Sunday, January 1, 2017

Mary, Mother of God (New Year's Day, 2017)

Luke 2:16-21
When I was a boy I enjoyed reading the Tarzan stories by Edgar Rice Burroughs. Tarzan had been raised by apes, you see. Not only was he capable of interacting with apes and other animals in the jungle, but he learned how to read and speak English, and could pass as an upper class member of British society.
Reality, however, is different. There are a few well documented cases of children who, although not raised by apes or wolves, were isolated from a very early age, usually by neglectful or psychopathic parents. And when these children were rescued, there was no hope of ever getting them to become useful members of society. Language could not be acquired; social skills were lacking; even the ability to walk and use table implements could barely be managed.

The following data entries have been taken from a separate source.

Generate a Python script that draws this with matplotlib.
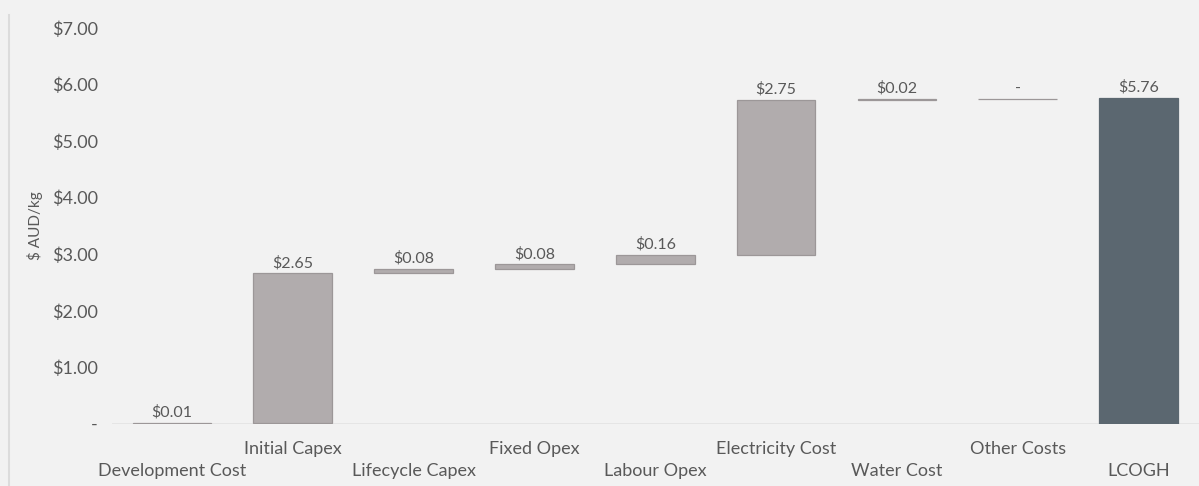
import matplotlib
matplotlib.use("Agg")
import matplotlib.pyplot as plt
from matplotlib.lines import Line2D
from matplotlib.ticker import FuncFormatter

# Componentes del LCOGH ($ AUD/kg)
categorias = ["Development Cost", "Initial Capex", "Lifecycle Capex", "Fixed Opex",
              "Labour Opex", "Electricity Cost", "Water Cost", "Other Costs", "LCOGH"]
valores = [0.01, 2.65, 0.08, 0.08, 0.16, 2.75, 0.02, 0.0]
total = 5.76
etiquetas = ["$0.01", "$2.65", "$0.08", "$0.08", "$0.16", "$2.75", "$0.02", "-", "$5.76"]

GRIS = "#b1acad"
BORDE = "#9c9798"
TOTAL = "#5b6770"
FONDO = "#f2f2f2"
TEXTO = "#595959"

plt.rcParams["font.family"] = ["Lato", "DejaVu Sans"]

fig = plt.figure(figsize=(11.99, 4.86), dpi=100, facecolor=FONDO)
ax = fig.add_axes([0.093, 0.128, 0.907, 0.814], facecolor=FONDO)

# cascada: cada barra arranca donde termina la anterior
base = 0.0
bases = []
for v in valores:
    bases.append(base)
    base += v
x = list(range(len(categorias)))
alturas = valores + [total]
bases = bases + [0.0]
colores = [GRIS] * len(valores) + [TOTAL]
bordes = [BORDE] * len(valores) + [TOTAL]

ax.bar(x, alturas, bottom=bases, width=0.65, color=colores,
       edgecolor=bordes, linewidth=0.9)

for xi, b, h, t in zip(x, bases, alturas, etiquetas):
    ax.text(xi, b + h + 0.06, t, ha="center", va="bottom", fontsize=11.5, color=TEXTO)

ax.set_xlim(-0.5, 8.5)
ax.set_ylim(0, 7)
ax.set_yticks(range(0, 8))
ax.yaxis.set_major_formatter(FuncFormatter(lambda v, p: "-" if v == 0 else f"${v:.2f}"))
ax.tick_params(axis="y", length=0, pad=10, labelsize=13, labelcolor=TEXTO)
ax.set_ylabel("$ AUD/kg", fontsize=11, color=TEXTO, labelpad=6)

# etiquetas de categoría escalonadas en dos renglones
ax.set_xticks(x)
ax.set_xticklabels([])
ax.tick_params(axis="x", length=0)
for xi, c in zip(x, categorias):
    dy = -0.063 if xi % 2 else -0.12
    ax.text(xi, dy, c, transform=ax.get_xaxis_transform(), ha="center", va="center",
            fontsize=13, color=TEXTO)

for s in ax.spines.values():
    s.set_visible(False)
ax.axhline(0, color="#e3e3e3", linewidth=1.2, zorder=0)

# borde izquierdo tenue
fig.add_artist(Line2D([0.0075, 0.0075], [0.0, 0.97], transform=fig.transFigure,
                      color="#dcdcdc", linewidth=1.5))

fig.savefig("out.png", dpi=100, facecolor=FONDO)
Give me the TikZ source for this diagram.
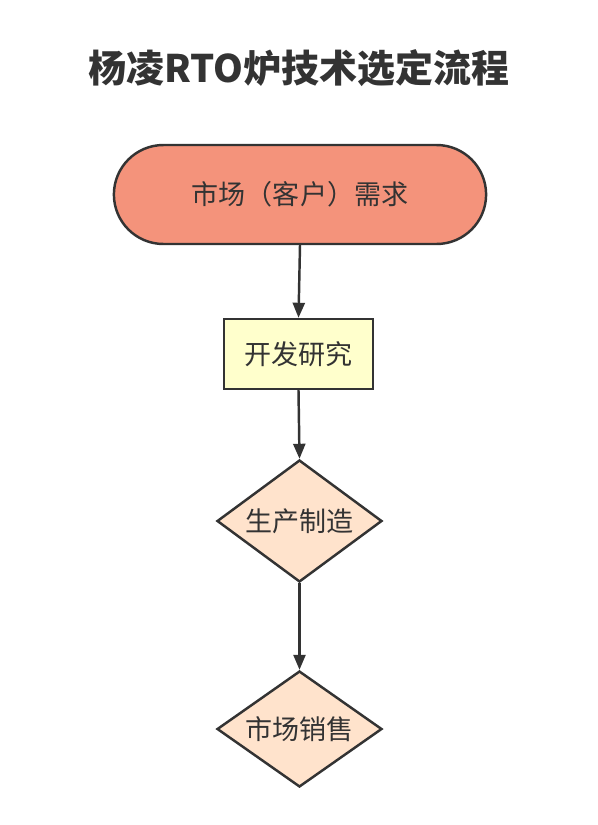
\documentclass[tikz,border=0pt]{standalone}
\usepackage{fontspec}
\setmainfont{Noto Sans CJK SC}
\usepackage{tikz}
\usetikzlibrary{shapes.geometric, shapes.misc, arrows.meta}

\definecolor{inkgray}{HTML}{333333}
\definecolor{salmonfill}{HTML}{F4937B}
\definecolor{paleyellow}{HTML}{FFFFCC}
\definecolor{peachfill}{HTML}{FFE3CC}

\begin{document}
\begin{tikzpicture}[
    x=0.02cm, y=-0.02cm,
    terminal/.style={rounded rectangle, rounded rectangle arc length=180, draw=inkgray, fill=salmonfill, line width=1.4pt, minimum width=7.68cm, minimum height=1.98cm, text=inkgray, font=\fontsize{15.4}{18}\selectfont},
    process/.style={rectangle, draw=inkgray, fill=paleyellow, line width=1.4pt, minimum width=2.98cm, minimum height=1.40cm, text=inkgray, font=\fontsize{15.4}{18}\selectfont},
    decision/.style={diamond, aspect=1.35, inner sep=0pt, draw=inkgray, fill=peachfill, line width=1.4pt, minimum width=3.3cm, text=inkgray, font=\fontsize{15.4}{18}\selectfont},
    flowline/.style={draw=inkgray, line width=1.4pt, -{Triangle[length=0.3cm, width=0.24cm]}}
]

% ─── Canvas ─────────────────────────────────────────────────────────
\useasboundingbox[fill=white] (0, 0) rectangle (598, 825);

% ─── Title ──────────────────────────────────────────────────────────
\node[text=inkgray, font=\fontsize{21.6}{25}\selectfont\bfseries] (title) at (299, 68) {杨凌RTO炉技术选定流程};

% ─── Flow Steps ─────────────────────────────────────────────────────
\node[terminal] (demand) at (300, 194.5) {市场（客户）需求};
\node[process] (research) at (298.5, 354) {开发研究};
\node[decision, minimum height=2.44cm] (making) at (299.5, 521) {生产制造};
\node[decision, minimum height=2.32cm] (sales) at (299.5, 729) {市场销售};

% ─── Connectors ─────────────────────────────────────────────────────
\draw[flowline] (demand.south) -- (research.north);
\draw[flowline] (research.south) -- (making.north);
\draw[flowline] (making.south) -- (sales.north);

\end{tikzpicture}
\end{document}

We celebrate the feast of Mary the Mother of God this weekend. The early Church spent a lot of time thinking about the nature of Jesus. Was he a good man who was sort of adopted by God? Was he some sort of spirit who put on a human body? Was he some kind of mix between God and man? After three centuries of debate and thought, it was concluded that Jesus was one person, who had two natures, that of God and that of man. He was truly God and truly human, just as human as you and I. That naturally led to the conclusion that Mary had to be the Mother of God. If Jesus was one person, Mary could not be the mother of the human nature and not the God nature. That would split the person of Jesus.
Well, that's all well and good and we've lived with that idea all our lives. Even our Protestant friends when they think about it, agree that Mary is the mother of God. But they say, “so what?” God could have used any woman to give birth to Jesus. A womb is a womb. And sometimes we Catholics are like that as well. On the one hand we have Mary carrying Jesus through nine months of pregnancy, then delivering him, and then sort of fading into the background. On the other hand we have a sort of cult about Mary, the Virgin Mother, who interecedes for us, who appears at different places, who always turns our attention towards her Son. In this second situation we argue for her privilege, the fact that she was conceived without sin, that she remained a virgin all her life, despite giving birth; that she remained sinless all her life, that she was assumed body and soul into heaven at the time of her death, sort of as a preview of coming attractions for the rest of us. Because she was selected by God to bear his Son, she enjoys the highest place in heaven, higher than the angels, higher than the greatest saints – but seemingly, through no effort on her part. What did she do to deserve this?
But there is something we always seem to forget. Jesus was a newborn baby. Jesus was like you and I at that time, sensitive to hunger and pain and pleasure; unaware of a world outside of his immediate experience. There was a time when Jesus knew nothing of emotional attachment; he learned that because Mary loved him out of his infantile isolation. There was a time when Jesus knew nothing of trust and security; but learned to trust from his mother. Jesus was sensitive to the feelings and thoughts of other people; you learn that from your mother. Being kind and loving towards others is not something you just pick up; you see that behavior directed at you by your mother, and you imitate it. Jesus surrounded himself with his disciples in a sort of a family, and the Church he founded resembles a family. Jesus learned about family relationships from his mother. Now granted, he learned from Saint Joseph as well. But if a little child scrapes his knee and can run to his father or his mother, guess who he runs to? For a baby, the father is the one who protects the family from the outside world, but the mother is the source of emotional fulfillment, the source of love.
So Mary is not just a vessel that God created to give birth to his Son. Mary is not that creature of divine privilege who enjoys her position because she was conceived without sin and as a result spent a sinless life. She is not where she is because her Son is God.
No, if we really believe Jesus was a human being, then those earliest days in his life,those crucial days which formed his personality, his ability to love others, his trust in the fatherhood of God, and indeed all those things that made him the person he was, were largely because of Mary's motherhood. And when Jesus tells Philip “when you have seen me, you have seen the Father” the fact that Philip can see the Father in Jesus is because of Mary.
Mary is the mother of God. She is the one most responsible for instilling in her son all those things that make him human – even language itself, because you can only learn a “mother tongue” during a certain period in your early childhood. Of all the women that ever existed, Mary is the only one given the capabilities to actualize God, to bring out God, in Jesus the God-man. And she did, and that's the greatest work any person could ever do.
So you see, God put himself in the hands of Mary and put all his trust in her motherhood, and she came through. Jesus is the result.
So on this feast we can ask Mary to use her unsurpassable skills as a mother to draw something of God out of us, to form God in us, and to help us channel divine love to all those we are supposed to love.